Bergman's last major role (and last Oscar nomination, which she definitely deserved to win against my girl Jane's so-so work in Coming Home) contains scene after scene of searing familial confrontation, as neglectful mother Charlotte Andergast (Bergman) is served tough bits of raw honesty from her daughter Eva (the arguably even more amazing Liv Ullmann). The evolving tension between those characters is riveting, which is honestly an accomplishment considering how many one-on-one confessional films just can't sustain an interesting plot. (Have you seen'Night, Mother lately? Spacek is great, but Bancroft is all over the place.) Bergman perfectly illustrates her character's aloofness and discomfort with both her daughters while revealing to the audience that she's essentially a phony, tactfully disinterested person. 


3. Glenn Close in Dangerous Liaisons

If ever a role was built for Glenn Close, it was that of The Marquise de Merteuil in the chilling Dangerous Liaisons. Certainly the best film Close ever made, she manages to create a fiery, fearsome soul similar to Patty Hewes in Damages while containing all of her calculating powers in small smirks, deep glances, and terse dialogue. Seriously, Close's controlled face acting is Noh Drama-level. It's heroically compact work. Like Miranda Priestley, this is a woman whose hint of a grimace can destroy the people around her, and what's even better is she clearly loves the chaos. She could vaporize the pseudo-remake Cruel Intentions with a smile. Can you believe Jodie Foster won for The Accused in this same year? Ugh!


2. Emily Watson in Breaking the Waves

The name "Lars Von Trier" fills me with the panic of a thousand electrical fires, but Emily Watson's breakthrough performance in the bleak director's Breaking the Waves is one of the few portrayals I can't really compare to anything else. It is just so... everything, but mostly tragic. As in: Is there anyone who looks back comfortably on this movie? Watson's plight as the naive, God-fearing Bess, whose version of right and wrong is dictated by the fanatical religion that has dominated her life, reaches such depths of painful isolation and humiliation that you almost can't bear to realize that the actress playing her is giving one of the simplest, but most deeply realized portrayals ever. I wouldn't dream of giving away the movie's seriously painstaking plot, but I'll say that Watson gives you all the fabled things you want in an astonishing debut: an utterly convincing lack of artificiality, one-of-a-kind characterization, and sheer devastation.

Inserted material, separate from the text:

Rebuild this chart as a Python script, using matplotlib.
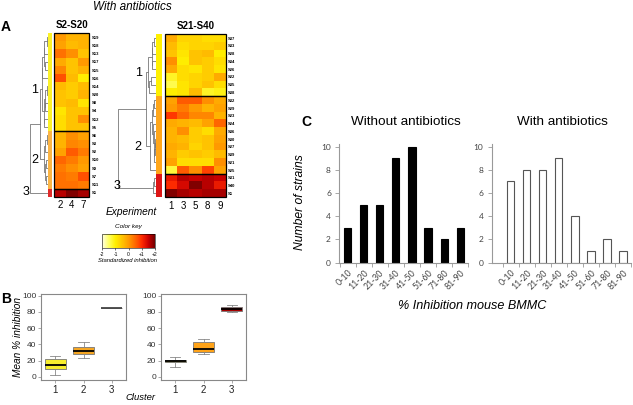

1. Bette Davis in All About Eve

I'll start with an incendiary point: I love Judy Holliday in Born Yesterday and am perfectly fine with her Oscar win. Hooray and sorry! That said, Bette Davis's unforgettable turn as Margo Channing in All About Eve is a bubbling cistern of resentment, swagger, weariness, and perfect dialogue. It's the quintessential performance from the most watchable actress of all time, and it'd be cruel to pick a greatest scene or moment from such a dynamic character. Among the highlights: Her car chat with Celeste Holm about getting older; her climactic scene at Eve's award ceremony; her famous "Fasten your seatbelts; it's going to be a bumpy night" snap; but my favorite line of Margo dialogue is right when she's in Eve's face, comparing the party's percolating power struggle to a beehive. "We are all busy little bees, full of stings, making honey day and night -- aren't we, honey?" Yes, Davis won two Oscars in her lifetime, but I think we can all agree that Dangerous is a movie that simply doesn't matter. All About Eve is an all-time treat with a cluster of fabulous performances led by Davis; perhaps an Oscar would've been suitable, but I'm somewhat content that she'll forever lead lists like these as a sort-of bleary-eyed Joan of Arc of Oscar rejections.